Ngozi Okonjo-Iweala told the Financial Times that US President Donald Trump’s tariffs and China’s retaliatory levies risked splitting the world into two trading blocs as countries are forced “to choose to be with one side or the other”.

“We’re very concerned that we’re seeing a potential decoupling of US/China trade; we really want to avoid a case of geopolitical fragmentation,” the WTO director-general said.

“That will lower global real GDP by 7 per cent in the long term,” she added.

Okonjo-Iweala said the US had in effect cut off all imports from China with its “reciprocal” tariffs, which are set at 145 per cent in addition to pre-existing duties, even as it temporarily exempted items such as smartphones and electronic equipment.

Trump’s tariffs — currently at a base rate of 10 per cent on all imports — will also hurt North American trade with the rest of the world, the WTO said in a forecast published on Wednesday.

Canada, the US and Mexico will be the only countries where both exports and import volumes will drop, if Trump’s tariffs are maintained at 10 per cent.

Trump has exempted many Mexican and Canadian products from his protectionist measures, as the US has a trade agreement with its neighbours, increasingly isolating the USMCA bloc from the global economy.

Overall USMCA exports will fall 12.6 per cent this year while their imports are expected to decline 9.6 per cent, the WTO said. This compares with previous projections of more than 2 per cent growth in both trade categories before Trump’s tariff announcements.

The trade body said that if Trump’s higher “reciprocal” tariffs were reintroduced in July following a 90-day pause, global trade in goods could drop 0.8 per cent this year. If other countries retaliated, uncertainty could shave off another 0.7 percentage points, the WTO said.

If US tariffs are maintained at 10 per cent, overall global trade volumes would fall by 0.2 per cent in 2025, the WTO said.

Okonjo-Iweala, a former Nigerian finance minister, said the poorest countries were already suffering. 

“They are very vulnerable. Among the 10 economies facing the highest reciprocal tariffs five are least developed countries,” she said. “We should really think in terms of restoring them to the no-tariff situations that they were in previously.”

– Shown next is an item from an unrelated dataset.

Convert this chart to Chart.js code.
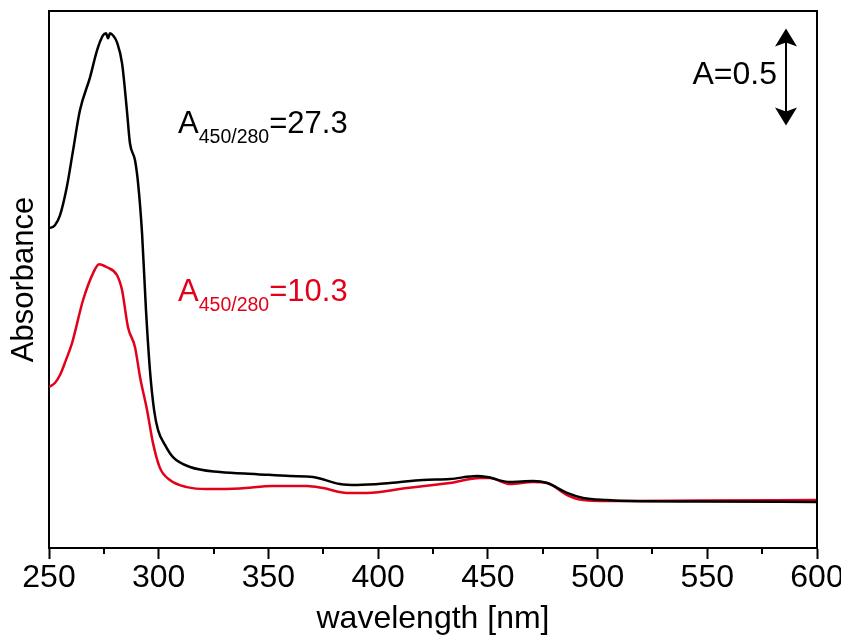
<!DOCTYPE html>
<html>
<head>
<meta charset="utf-8">
<script src="https://cdn.jsdelivr.net/npm/chart.js@4.4.0/dist/chart.umd.min.js"></script>
<style>
  html, body { margin: 0; padding: 0; background: #fff; }
  canvas { display: block; }
</style>
</head>
<body>
<canvas id="UvVis" width="841" height="635"></canvas>
<script>
// wavelength [nm] and absorbance
const blackWavelength = [250, 252.7, 255, 258.1, 260.9, 264.1, 268.7, 271.9, 274.6, 276, 276.9, 277.8, 279.2, 281, 283.3, 285.5, 286.9, 289.2, 290.6, 292.4, 294.2, 296, 297.9, 299.7, 302.9, 306.5, 314.3, 327.9, 344.8, 359.8, 370.3, 382.6, 390.4, 405.4, 420.4, 432.7, 445.1, 449.6, 460.1, 470.6, 477, 486.1, 493.4, 504.3, 514.8, 546.7, 600];
const blackAbs = [1.649, 1.665, 1.716, 1.861, 2.046, 2.258, 2.428, 2.567, 2.644, 2.655, 2.629, 2.655, 2.644, 2.608, 2.5, 2.258, 2.088, 2.0, 1.881, 1.624, 1.227, 0.918, 0.711, 0.608, 0.531, 0.469, 0.418, 0.392, 0.381, 0.371, 0.366, 0.33, 0.325, 0.335, 0.351, 0.356, 0.371, 0.366, 0.34, 0.345, 0.335, 0.284, 0.258, 0.247, 0.242, 0.24, 0.237];

const redWavelength = [250, 252.7, 255, 257.7, 260.5, 265.5, 270.1, 272.8, 276.4, 281, 283.3, 286, 289.2, 291.5, 294.7, 297.4, 300.6, 305.1, 312.9, 322, 337, 352.1, 367.6, 374.9, 385.8, 394.9, 413.2, 425, 432.7, 446.4, 451, 460.1, 470.6, 477, 486.1, 493.4, 504.3, 514.8, 546.7, 600];
const redAbs = [0.83, 0.851, 0.892, 0.969, 1.057, 1.278, 1.418, 1.464, 1.448, 1.407, 1.33, 1.139, 1.036, 0.881, 0.711, 0.541, 0.412, 0.351, 0.314, 0.304, 0.307, 0.32, 0.32, 0.309, 0.284, 0.284, 0.309, 0.325, 0.335, 0.361, 0.361, 0.33, 0.34, 0.335, 0.273, 0.247, 0.242, 0.242, 0.245, 0.247];

const majorTicks = [250, 300, 350, 400, 450, 500, 550, 600];
const minorTicks = [275, 325, 375, 425, 475, 525, 575];

const RED = "#e2001a";
const FONT = "'Liberation Sans', Arial, sans-serif";

const toPoints = (xs, ys) => xs.map((x, i) => ({ x: x, y: ys[i] }));

// frame, minor ticks, ratio labels and the A=0.5 scale arrow
const extrasPlugin = {
  id: "extras",
  afterDraw(chart) {
    const ctx = chart.ctx;
    const area = chart.chartArea;
    const xs = chart.scales.x;
    const ys = chart.scales.y;
    ctx.save();

    // top + right border
    ctx.strokeStyle = "#000";
    ctx.lineWidth = 2;
    ctx.beginPath();
    ctx.moveTo(area.left, area.top);
    ctx.lineTo(area.right, area.top);
    ctx.lineTo(area.right, area.bottom);
    ctx.stroke();

    // minor ticks
    minorTicks.forEach((v) => {
      const px = Math.round(xs.getPixelForValue(v));
      ctx.beginPath();
      ctx.moveTo(px, area.bottom);
      ctx.lineTo(px, area.bottom + 6);
      ctx.stroke();
    });

    // A450/280 labels
    const drawRatio = (x, y, value, color) => {
      ctx.fillStyle = color;
      ctx.textBaseline = "alphabetic";
      ctx.textAlign = "left";
      ctx.font = "31px " + FONT;
      ctx.fillText("A", x, y);
      let w = ctx.measureText("A").width;
      ctx.font = "19.5px " + FONT;
      ctx.fillText("450/280", x + w, y + 10);
      w += ctx.measureText("450/280").width;
      ctx.font = "31px " + FONT;
      ctx.fillText("=" + value, x + w, y);
    };
    const labelX = xs.getPixelForValue(308.8);
    drawRatio(labelX, ys.getPixelForValue(2.139), "27.3", "#000");
    drawRatio(labelX, ys.getPixelForValue(1.273), "10.3", RED);

    // scale bar arrow: A = 0.5
    const ax = xs.getPixelForValue(600) - 31;
    const yTop = ys.getPixelForValue(2.68);
    const yBot = ys.getPixelForValue(2.18);
    ctx.fillStyle = "#000";
    ctx.lineWidth = 2;
    ctx.beginPath();
    ctx.moveTo(ax, yTop + 10);
    ctx.lineTo(ax, yBot - 10);
    ctx.stroke();
    ctx.beginPath();
    ctx.moveTo(ax, yTop);
    ctx.lineTo(ax - 11, yTop + 18);
    ctx.lineTo(ax, yTop + 14);
    ctx.lineTo(ax + 11, yTop + 18);
    ctx.closePath();
    ctx.fill();
    ctx.beginPath();
    ctx.moveTo(ax, yBot);
    ctx.lineTo(ax - 11, yBot - 18);
    ctx.lineTo(ax, yBot - 14);
    ctx.lineTo(ax + 11, yBot - 18);
    ctx.closePath();
    ctx.fill();

    ctx.font = "32px " + FONT;
    ctx.textAlign = "right";
    ctx.textBaseline = "alphabetic";
    ctx.fillText("A=0.5", ax - 9, ys.getPixelForValue(2.392));
    ctx.restore();
  },
};

document.addEventListener("DOMContentLoaded", () => {
  const SpectrumArea = document.getElementById("UvVis");

  const SpectrumChart = new Chart(SpectrumArea, {
    type: "line",
    data: {
      datasets: [
        {
          label: "black",
          data: toPoints(blackWavelength, blackAbs),
          borderColor: "#000",
          borderWidth: 2.5,
          pointRadius: 0,
          cubicInterpolationMode: "monotone",
        },
        {
          label: "red",
          data: toPoints(redWavelength, redAbs),
          borderColor: RED,
          borderWidth: 2.5,
          pointRadius: 0,
          cubicInterpolationMode: "monotone",
        },
      ],
    },
    options: {
      responsive: false,
      animation: false,
      devicePixelRatio: 1,
      layout: { padding: { top: 11, right: 24, left: 0, bottom: 0 } },
      plugins: {
        legend: { display: false },
        tooltip: { enabled: false },
      },
      scales: {
        x: {
          type: "linear",
          min: 250,
          max: 600,
          afterFit: (scale) => {
            scale.height = 87;
            // let the end labels hang over the edges like the original
            scale.paddingLeft = 0;
            scale.paddingRight = 0;
          },
          afterBuildTicks: (scale) => {
            scale.ticks = majorTicks.map((v) => ({ value: v }));
          },
          ticks: {
            color: "#000",
            padding: 0,
            maxRotation: 0,
            font: { family: FONT, size: 32 },
          },
          grid: {
            drawOnChartArea: false,
            tickLength: 11,
            tickWidth: 2,
            tickColor: "#000",
          },
          border: { color: "#000", width: 2 },
          title: {
            display: true,
            text: "wavelength [nm]",
            color: "#000",
            font: { family: FONT, size: 32, lineHeight: 1 },
            padding: { top: 0, bottom: 0 },
          },
        },
        y: {
          min: 0,
          max: 2.77,
          afterFit: (scale) => { scale.width = 49; },
          ticks: { display: false },
          grid: { display: false, drawTicks: false },
          border: { color: "#000", width: 2 },
          title: {
            display: true,
            text: "Absorbance",
            color: "#000",
            font: { family: FONT, size: 31, lineHeight: 1 },
            padding: { top: 9, bottom: 0 },
          },
        },
      },
    },
    plugins: [extrasPlugin],
  });
});
</script>
</body>
</html>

However, she conceded that the US had “a point” that countries were overdependent on its market, driving a huge trade deficit. “They need to diversify. I think over-concentration in the production of certain goods should be looked at,” Okonjo-Iweala said.

“To have 95 per cent of semiconductors produced in one part of the world does not build global resilience. To have 80 per cent of vaccines exported by 10 countries in the world does not build resilience,” she added.

Okonjo-Iweala said she hoped her Geneva-based body, which has 166 members, could help broker a solution to the crisis.

The US was a founding member of the WTO but the Trump administration has increasingly shunned international organisations set up after the second world war.

One of Trump’s first moves after taking office in January was to sign executive orders starting the process of leaving the World Health Organization and the Paris climate accord.

WTO members are now more interested in reforming the trade body so that it maintains a level playing field, Okonjo-Iweala said.

“One of the good things coming out of this is that members are seeing the value of the predictability and stability of the system created by the WTO.”